Questa storia fornisce ottimi spunti di riflessione. Prima di tutto perché il racconto parla di un legame interpersonale e tutti noi, in qualità di esseri viventi e sociali, ne viviamo quotidianamente almeno uno. In secondo luogo, perché parla di una relazione tra amici, il che ci porta a riconoscere quali sono le nostre relazioni prioritarie. Tuttavia, il rapporto più importante è quello che dovremmo instaurare con noi stessi. Anche se essere in armonia con noi stessi è spesso difficile, e a volte richiede il lavoro di una vita intera, è di fondamentale importanza. Dobbiamo imparare a diventare i migliori amici di noi stessi per poter in seguito costruire e crescere nelle relazioni con gli altri.

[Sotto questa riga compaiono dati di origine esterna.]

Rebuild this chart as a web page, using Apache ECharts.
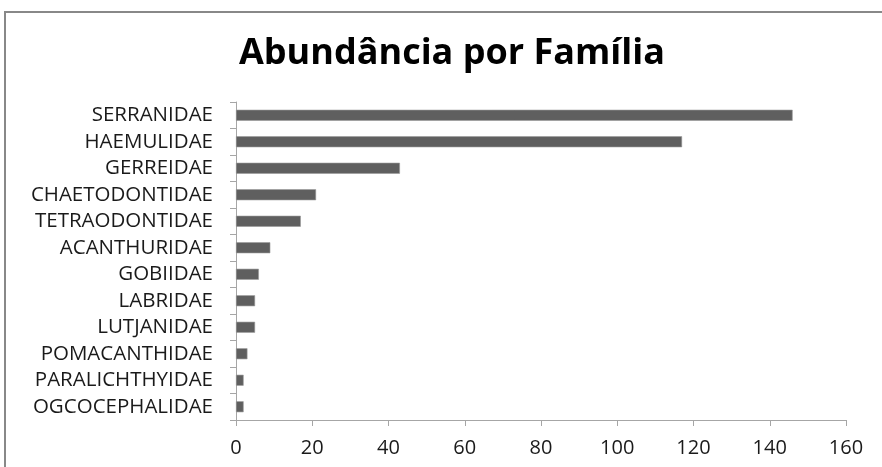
<!DOCTYPE html>
<html>
<head>
<meta charset="utf-8">
<script src="https://cdn.jsdelivr.net/npm/echarts@6/dist/echarts.min.js"></script>
<style>
  html, body { margin: 0; padding: 0; background: #fff; }
  #chart { width: 882px; height: 467px; }
</style>
</head>
<body>
<div id="chart"></div>
<script>
// Fish families and their counted abundance
const families = [
  'SERRANIDAE', 'HAEMULIDAE', 'GERREIDAE', 'CHAETODONTIDAE', 'TETRAODONTIDAE',
  'ACANTHURIDAE', 'GOBIIDAE', 'LABRIDAE', 'LUTJANIDAE', 'POMACANTHIDAE',
  'PARALICHTHYIDAE', 'OGCOCEPHALIDAE'
];
const abundance = [146, 117, 43, 21, 17, 9, 6, 5, 5, 3, 2, 2];
const xTicks = { min: 0, max: 160, interval: 20 };

const chart = echarts.init(document.getElementById('chart'));
chart.setOption({
  animation: false,
  backgroundColor: '#ffffff',
  textStyle: { fontFamily: 'Open Sans' },
  graphic: [{
    type: 'rect',
    shape: { x: 5, y: 12, width: 900, height: 520 },
    style: { fill: 'none', stroke: '#888888', lineWidth: 2 },
    silent: true
  }],
  title: {
    text: 'Abundância por Família',
    left: 234,
    top: 31,
    textStyle: { fontFamily: 'Open Sans', fontWeight: 'bold', fontSize: 36, color: '#000000' }
  },
  grid: { left: 236, right: 36, top: 102, bottom: 47, containLabel: false },
  xAxis: {
    type: 'value',
    min: xTicks.min,
    max: xTicks.max,
    interval: xTicks.interval,
    axisLine: { show: true, lineStyle: { color: '#a6a6a6', width: 1 } },
    axisTick: { show: true, length: 6, lineStyle: { color: '#a6a6a6' } },
    axisLabel: { fontSize: 20, color: '#1a1a1a', margin: 18, fontFamily: 'Open Sans' },
    splitLine: { show: false }
  },
  yAxis: {
    type: 'category',
    data: families,
    inverse: true,
    axisLine: { show: true, lineStyle: { color: '#a6a6a6', width: 1 } },
    axisTick: { show: true, length: 6, lineStyle: { color: '#a6a6a6' } },
    axisLabel: { interval: 0, fontSize: 20.5, color: '#1a1a1a', margin: 23, fontFamily: 'Open Sans' }
  },
  series: [{
    type: 'bar',
    data: abundance,
    barWidth: 11,
    itemStyle: { color: '#5f5f5f', borderColor: '#9a9a9a', borderWidth: 0.6 }
  }]
});
</script>
</body>
</html>
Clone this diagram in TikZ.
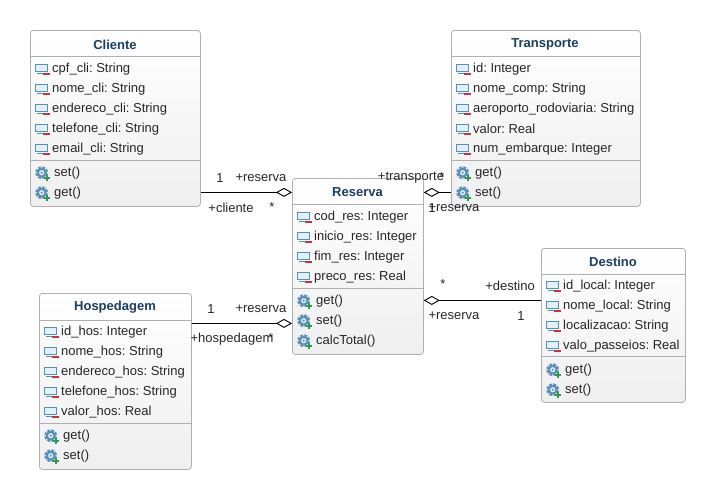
\documentclass[tikz,border=0pt]{standalone}
\usepackage{fontspec}
\setmainfont{Liberation Sans}
\frenchspacing
\usetikzlibrary{arrows.meta,calc}
\definecolor{titleblue}{HTML}{1B3F5F}
\definecolor{boxedge}{HTML}{B0B0B0}
\definecolor{boxlow}{HTML}{EFEFEF}
\definecolor{iconblue}{HTML}{4F93B8}
\definecolor{iconfill}{HTML}{E4F0F7}
\definecolor{minusred}{HTML}{C8323C}
\definecolor{plusgreen}{HTML}{2E9A4E}
\definecolor{geardark}{HTML}{5A8FB8}
\tikzset{
  umlbox/.style={draw=boxedge,line width=0.8pt,rounded corners=3pt,top color=white,bottom color=boxlow,inner sep=0pt,anchor=north west},
  sepline/.style={draw=boxedge,line width=0.8pt},
  titletext/.style={font=\fontsize{13}{13}\selectfont\bfseries,text=titleblue},
  rowtext/.style={font=\fontsize{13}{13}\selectfont,text=black!85,anchor=west,inner sep=0pt},
  assoc/.style={line width=1pt,-{Diamond[open,length=16pt,width=9pt,line width=0.9pt]}},
  rolelabel/.style={font=\fontsize{13}{13}\selectfont,text=black!85,inner sep=0pt},
}
\newcommand{\attrrow}[3]{%
  \draw[iconblue,fill=iconfill,line width=1pt] (#1+2.5,#2-4) rectangle (#1+14.5,#2+3.5);
  \draw[iconblue,line width=1pt] (#1+4,#2+5.2) -- (#1+15,#2+5.2);
  \fill[minusred] (#1+9.5,#2+5) rectangle (#1+17,#2+7.2);
  \node[rowtext] at (#1+19,#2+1) {#3};
}
\newcommand{\methrow}[3]{%
  \fill[geardark] (#1+8.7,#2+0.7) circle (6.4);
  \foreach \a in {0,45,...,315} {\fill[iconfill] (#1+8.7,#2+0.7) ++(\a:5.7) circle (1);}
  \fill[iconfill] (#1+8.7,#2+0.7) circle (2.6);
  \fill[geardark] (#1+8.7,#2+0.7) circle (1.2);
  \fill[plusgreen] (#1+10.5,#2+5) rectangle (#1+17,#2+7.2);
  \fill[plusgreen] (#1+12.65,#2+2.8) rectangle (#1+14.85,#2+9.4);
  \node[rowtext] at (#1+21,#2+1) {#3};
}
\begin{document}
\begin{tikzpicture}[x=1pt,y=-1pt]
\useasboundingbox (0,0) rectangle (715,499);
% Cliente
\node[umlbox,minimum width=170pt,minimum height=176pt] (cliente) at (30,30) {};
\node[titletext] (tcli) at (115,44.5) {Cliente};
\draw[sepline] (30,56) -- (200,56) (30,160) -- (200,160);
\attrrow{33}{68}{cpf\_cli: String}
\attrrow{33}{88}{nome\_cli: String}
\attrrow{33}{108}{endereco\_cli: String}
\attrrow{33}{128}{telefone\_cli: String}
\attrrow{33}{148}{email\_cli: String}
\methrow{33}{172}{set()}
\methrow{33}{192}{get()}
% Transporte
\node[umlbox,minimum width=189pt,minimum height=176pt] (transporte) at (451,30) {};
\node[titletext] (ttra) at (545,44.5) {Transporte};
\draw[sepline] (451,56) -- (640,56) (451,160) -- (640,160);
\attrrow{454}{68}{id: Integer}
\attrrow{454}{88}{nome\_comp: String}
\attrrow{454}{108}{aeroporto\_rodoviaria: String}
\attrrow{454}{128}{valor: Real}
\attrrow{454}{148}{num\_embarque: Integer}
\methrow{454}{172}{get()}
\methrow{454}{192}{set()}
% Reserva
\node[umlbox,minimum width=131pt,minimum height=176pt] (reserva) at (292,178) {};
\node[titletext] (tres) at (357.5,192.5) {Reserva};
\draw[sepline] (292,204) -- (423,204) (292,288) -- (423,288);
\attrrow{295}{216}{cod\_res: Integer}
\attrrow{295}{236}{inicio\_res: Integer}
\attrrow{295}{256}{fim\_res: Integer}
\attrrow{295}{276}{preco\_res: Real}
\methrow{295}{300}{get()}
\methrow{295}{320}{set()}
\methrow{295}{340}{calcTotal()}
% Hospedagem
\node[umlbox,minimum width=152pt,minimum height=176pt] (hospedagem) at (39,293) {};
\node[titletext] (thos) at (115,307.5) {Hospedagem};
\draw[sepline] (39,320) -- (191,320) (39,423) -- (191,423);
\attrrow{42}{331}{id\_hos: Integer}
\attrrow{42}{351}{nome\_hos: String}
\attrrow{42}{371}{endereco\_hos: String}
\attrrow{42}{391}{telefone\_hos: String}
\attrrow{42}{411}{valor\_hos: Real}
\methrow{42}{435}{get()}
\methrow{42}{455}{set()}
% Destino
\node[umlbox,minimum width=144pt,minimum height=154pt] (destino) at (541,248) {};
\node[titletext] (tdes) at (613,262) {Destino};
\draw[sepline] (541,274) -- (685,274) (541,356) -- (685,356);
\attrrow{544}{285}{id\_local: Integer}
\attrrow{544}{305}{nome\_local: String}
\attrrow{544}{325}{localizacao: String}
\attrrow{544}{345}{valo\_passeios: Real}
\methrow{544}{369}{get()}
\methrow{544}{389}{set()}
% Connectors
\draw[assoc] ([yshift=-74pt]cliente.east) -- ([yshift=74pt]reserva.west);
\draw[assoc] ([yshift=-74pt]transporte.west) -- ([yshift=74pt]reserva.east);
\draw[assoc] ([yshift=58pt]hospedagem.east) -- ([yshift=-57pt]reserva.west);
\draw[assoc] ([yshift=25pt]destino.west) -- ([yshift=-34pt]reserva.east);
% Labels
\node[rolelabel] (l1) at (220,178) {1};
\node[rolelabel] (l2) at (261,178) {+reserva};
\node[rolelabel] (l3) at (231,208) {+cliente};
\node[rolelabel] (l4) at (272,207) {*};
\node[rolelabel] (l5) at (411,178) {+transporte};
\node[rolelabel] (l6) at (442,177) {*};
\node[rolelabel] (l7) at (432,208) {1};
\node[rolelabel] (l8) at (454,208) {+reserva};
\node[rolelabel] (l9) at (211,309) {1};
\node[rolelabel] (l10) at (261,309) {+reserva};
\node[rolelabel] (l11) at (232,339) {+hospedagem};
\node[rolelabel] (l12) at (271,338) {*};
\node[rolelabel] (l13) at (443,284) {*};
\node[rolelabel] (l14) at (510,286) {+destino};
\node[rolelabel] (l15) at (454,316) {+reserva};
\node[rolelabel] (l16) at (521,316) {1};
\end{tikzpicture}
\end{document}
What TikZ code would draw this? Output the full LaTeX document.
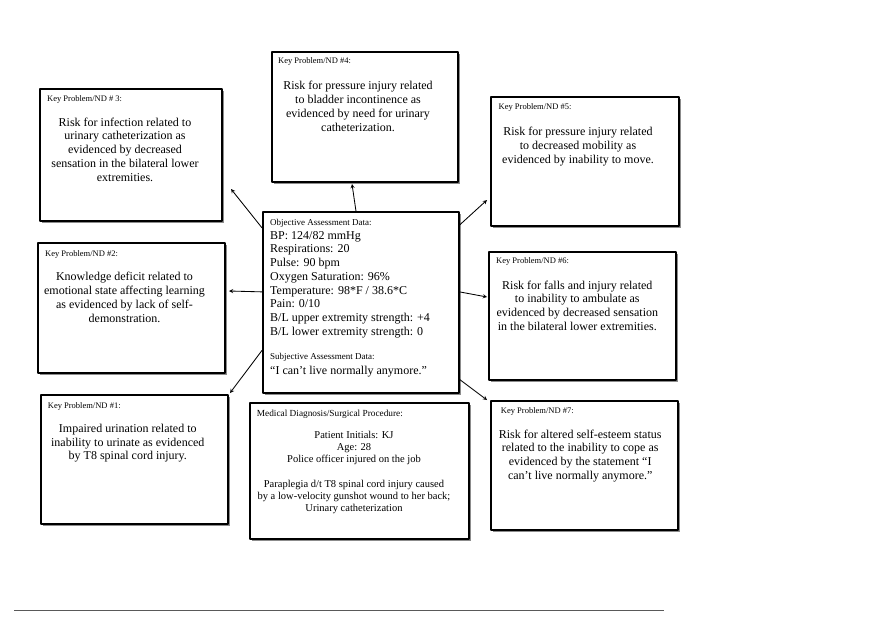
\documentclass[tikz,border=0pt]{standalone}
\usepackage{fontspec}
\setmainfont{Liberation Serif}
\usetikzlibrary{shadows,positioning}
\begin{document}
\begin{tikzpicture}[x=1pt,y=-1pt,line join=round,>=stealth, %concept map
	kbox/.style={draw,line width=1.5pt,fill=white,anchor=north west,inner sep=0pt,drop shadow={shadow xshift=2.5pt,shadow yshift=-2.5pt,fill=black!45,opacity=1}},
	ttl/.style={anchor=base west,inner sep=0pt,font=\fontsize{8.5}{10}\selectfont},
	txt/.style={anchor=base,inner sep=0pt,align=center,font=\fontsize{12}{13.75}\selectfont},
	arr/.style={->,line width=0.85pt}]
	\useasboundingbox (0,0) rectangle (880,621);
	\node[kbox,minimum width=182,minimum height=132] (p3) at (39,88) {};
	\node[kbox,minimum width=186,minimum height=130] (p4) at (271,51) {};
	\node[kbox,minimum width=188,minimum height=129] (p5) at (490,96) {};
	\node[kbox,minimum width=187,minimum height=130] (p2) at (37,242) {};
	\node[kbox,minimum width=196,minimum height=181] (obj) at (262,211) {};
	\node[kbox,minimum width=187,minimum height=128] (p6) at (488,251) {};
	\node[kbox,minimum width=187,minimum height=129] (p1) at (40,394) {};
	\node[kbox,minimum width=219,minimum height=136] (med) at (249,402) {};
	\node[kbox,minimum width=187,minimum height=129] (p7) at (490,400) {};
	% texts: base is the last line
	\node[ttl] (t3) at (47,101.5) {Key Problem/ND \# 3:};
	\node[txt] (b3) at (125,181) {Risk for infection related to\\urinary catheterization as\\evidenced by decreased\\sensation in the bilateral lower\\extremities.};
	\node[ttl] (t4) at (278,63) {Key Problem/ND \#4:};
	\node[txt] (b4) at (358,131) {Risk for pressure injury related\\to bladder incontinence as\\evidenced by need for urinary\\catheterization.};
	\node[ttl] (t5) at (498.5,109.4) {Key Problem/ND \#5:};
	\node[txt] (b5) at (578,163.2) {Risk for pressure injury related\\to decreased mobility as\\evidenced by inability to move.};
	\node[ttl] (t2) at (45,256.7) {Key Problem/ND \#2:};
	\node[txt] (b2) at (124.5,322) {Knowledge deficit related to\\emotional state affecting learning\\as evidenced by lack of self-\\demonstration.};
	\node[ttl] (t6) at (496,263.4) {Key Problem/ND \#6:};
	\node[txt] (b6) at (577.3,330.3) {Risk for falls and injury related\\to inability to ambulate as\\evidenced by decreased sensation\\in the bilateral lower extremities.};
	\node[ttl] (t1) at (47.7,408.7) {Key Problem/ND \#1:};
	\node[txt] (b1) at (127.8,459.8) {Impaired urination related to\\inability to urinate as evidenced\\by T8 spinal cord injury.};
	\node[ttl] (t7) at (500.7,413.4) {Key Problem/ND \#7:};
	\node[txt] (b7) at (580.2,479.3) {Risk for altered self-esteem status\\related to the inability to cope as\\evidenced by the statement “I\\can’t live normally anymore.”};
	\node[ttl,font=\fontsize{9}{10}\selectfont] (tobj) at (270,225.7) {Objective Assessment Data:};
	\node[txt,anchor=base west,align=left] (bobj) at (270,335.3) {BP: 124/82 mmHg\\Respirations: 20\\Pulse: 90 bpm\\Oxygen Saturation: 96\%\\Temperature: 98*F / 38.6*C\\Pain: 0/10\\B/L upper extremity strength: +4\\B/L lower extremity strength: 0};
	\node[ttl,font=\fontsize{9}{10}\selectfont] (tsub) at (270,359.7) {Subjective Assessment Data:};
	\node[txt,anchor=base west,align=left] (bsub) at (270,374) {“I can’t live normally anymore.”};
	\node[ttl,font=\fontsize{9.3}{10}\selectfont] (tmed) at (256.7,416.7) {Medical Diagnosis/Surgical Procedure:};
	\node[txt,font=\fontsize{10.5}{12.2}\selectfont] (bmed) at (354,511.7) {Patient Initials: KJ\\Age: 28\\Police officer injured on the job\\ \\Paraplegia d/t T8 spinal cord injury caused\\by a low-velocity gunshot wound to her back;\\Urinary catheterization};
	\coordinate (e3) at (231,189);
	\coordinate (e4) at (352,184);
	\coordinate (e5) at (487,200);
	\coordinate (e2) at (229,291);
	\coordinate (e1) at (230,393);
	\coordinate (e6) at (487,297);
	\coordinate (e7) at (487,400);
	\draw[arr] (obj.143)--(e3);
	\draw[arr] (obj.93)--(e4);
	\draw[arr] (obj.38)--(e5);
	\draw[arr] (obj.174)--(e2);
	\draw[arr] (obj.206)--(e1);
	\draw[arr] (obj.6)--(e6);
	\draw[arr] (obj.322)--(e7);
	\draw[black!65,line width=0.8pt] (14,610)--(664,610);
\end{tikzpicture}
\end{document}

Tengo a sottolineare questo concetto perché riguarda molto da vicino il processo di guarigione al quale siamo tutti chiamati. Nel contesto della guarigione il perdono è un elemento fondamentale, ma se non siamo in grado di perdonare prima di tutto noi stessi ci riuscirà molto difficile perdonare gli altri. Il perdono non è necessario se siamo colmi d’amore: quando il cuore è amorevole, non sentiamo nemmeno l’offesa. Di fronte a una persona che ci ferisce, diciamo semplicemente: “Non sa quello che sta facendo, non si rende conto del male che arreca”. Purtroppo, il più delle volte non siamo in questo stato di grazia, di apertura di cuore e di amore; anzi, siamo piuttosto permalosi, suscettibili e pieni di rancore.

Ecco qual è il senso del ‘donare a noi stessi’: assumere nei confronti di ciò che ci accade un atteggiamento di massima apertura, per vedere il quadro degli eventi nel suo insieme e capire i torti e le ragioni di ognuno. In questo modo siamo sicuri di non tralasciare niente e di usare la nostra esperienza ai fini di una maggiore comprensione e conoscenza. Se non siamo in grado di metterci in discussione, e se ci relazioniamo con atteggiamenti rigidi e autoritari, non lasciamo spazio alla ragione dell’altro e lo escludiamo dal nostro mondo. Allo stesso tempo escludiamo anche una parte di noi, quella più ricca e più bella.